Vahe Gregorian

Kentucky’s Cauley-Stein stays in the game on the sideline

Kentucky forward Willie Cauley-Stein was waylaid with an ankle injury Friday night against Louisville. And conscious of it or not, that left the Olathe Northwest graduate at a substantial emotional crossroads.

He could sulk and crumple. Or he could stay invested, maybe even more so.

Cauley-Stein began to answer the question that night, beseeching the team at halftime to, well, win for him, forward Dakari Johnson said. Then he was “absolutely going bonkers” in the locker room during the second half of the game, coach John Calipari was told.

“They had to hold him down,” he said.

They couldn’t on Sunday. Just because Cauley-Stein sat out with his left ankle in a boot and was clad in spectacles instead of the familiar headband didn’t mean he wasn’t as one with the team.

So he hobble-hopped into the dog pile on the court after the Wildcats beat Michigan 75-72 in the Midwest Regional final at Lucas Oil Stadium.

“I just had to improvise,” he said on the court moments later. “I felt like a pogo stick.”

This was no place for the meek, not after Aaron Harrison’s three-pointer with 2.6 seconds left catapulted the eighth-seeded Wildcats into the Final Four.

Guard Jarrod Polson was yelling, “Get off, get off,” trying to peel people off the pile as he worried that Harrison at the bottom “was getting choked or something.” Guard Jon Hood was alarmed to see Cauley-Stein coming.

“I went, ‘Oh, oh, wait a second, wait a second, calm down, calm down.’ Just to kind of slow him down,” he said. “There was no pushing him back.”

It’s unclear whether Cauley-Stein will be able to return for Saturday’s game against Wisconsin or for the national title game Monday if the Wildcats should advance.

But the sophomore, one of Kentucky’s best defenders but inconsistent offensively, had an invisible hand in their berth there on Sunday.

Many of the minutes that would have gone his way went to forgotten freshman Marcus Lee, who had four baskets in his 39 minutes of play in the entire Southeastern Conference season.

On Sunday, Lee had four dunks in the first half and finished with 10 points and eight rebounds — seven on offense.

Yes, the game will be best-remembered for Harrison’s heroics down the stretch, especially the winning three-pointer that forward Julius Randle called “ridiculous.”

“That stage, that atmosphere, that game,” he said, “to make that shot to send us to the Final Four, it was just amazing.”

But Lee had salvaged the possibility in the first half when Michigan led by 10 and threatened to romp.

“Without him,” Johnson said, “I don’t think we would have won the game.”

And without Cauley-Stein, Lee suggested, he might not have played the game he did. He felt Cauley-Stein “on his shoulder,” he said, all game.

“I mean, everything he knew, he tried to teach me in the span of two days,” Lee said. “Even as the game was going on, you guys could see me going down to him for pointers.”

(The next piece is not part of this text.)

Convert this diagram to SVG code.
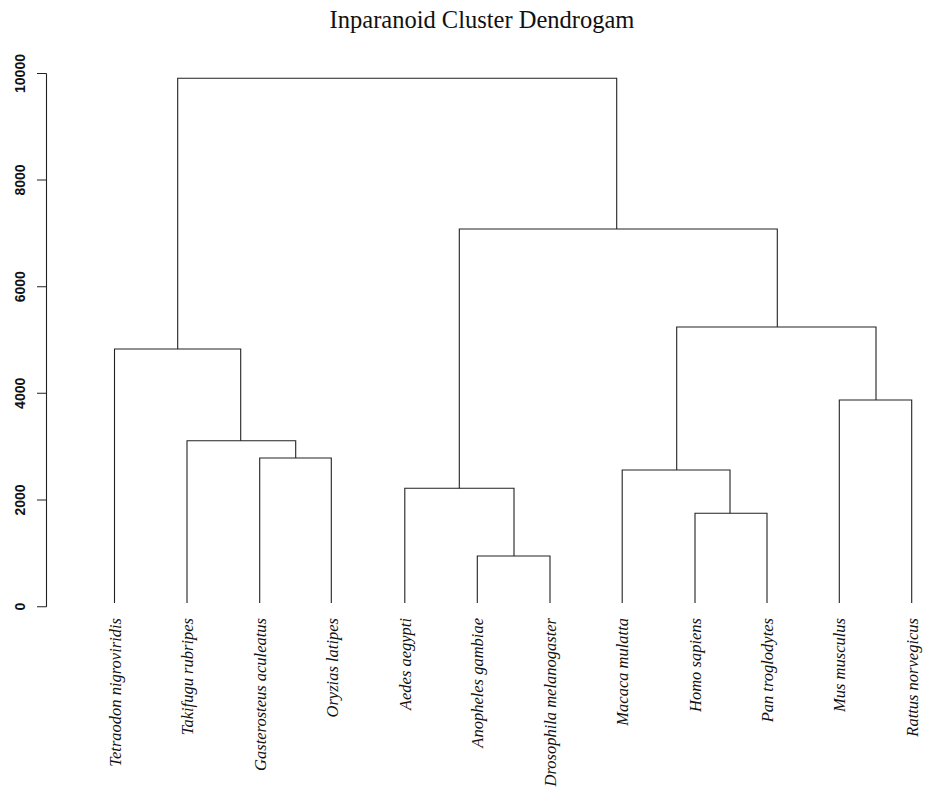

The utterly unforeseen performance by Lee underscores this unpredictable season at Kentucky, the one-and-done symbol of college basketball.

It’s been a journey of absurd expectations (40-0?), followed by overreaction to predictable growing pains and clashes between Calipari and his players, all leading to this late-season surge that seems to say the ends justify the means.

“I think we proved a lot to the world,” Harrison said, though adding, “even (to) ourselves.”

Now, it seems, those hard times probably were instrumental in this.

Had the team actually entered the tournament undefeated, Harrison suggested it couldn’t have been “mentally tough enough” to prevail through the last three down-to-the-buzzer finishes: against Wichita State, Louisville and Michigan — three teams that were in the Final Four last season and were seeded 1, 4 and 2, respectively this season.

“I don’t know if this was another ‘classic’ kind of game,” Calipari said, “but I’ll tell you this: They weren’t going to go away, and neither were we.”

And, so, neither was Cauley-Stein.

“He was coaching tonight; he put his coaching hat on,” Hood said, later adding, “He told Marcus how to play. He told Marcus what to do. He was encouraging. He was amazing. That’s Willie. That’s what he does. That’s who he is.”

Sure, it’s sad that he’s hurt, forward Alex Poythress said.

But Cauley-Stein has made sure he’s no less part of the team.

“We’re not going to leave him out, no; if he wants to jump on the dog pile, he can,” Poythress said. “If he wants to run sprints with us this week, he can hop in, too.”

Even if it’s via pogo stick, he might.

“This feels like a dream come true,” Cauley-Stein said, “and it’s not even over yet.”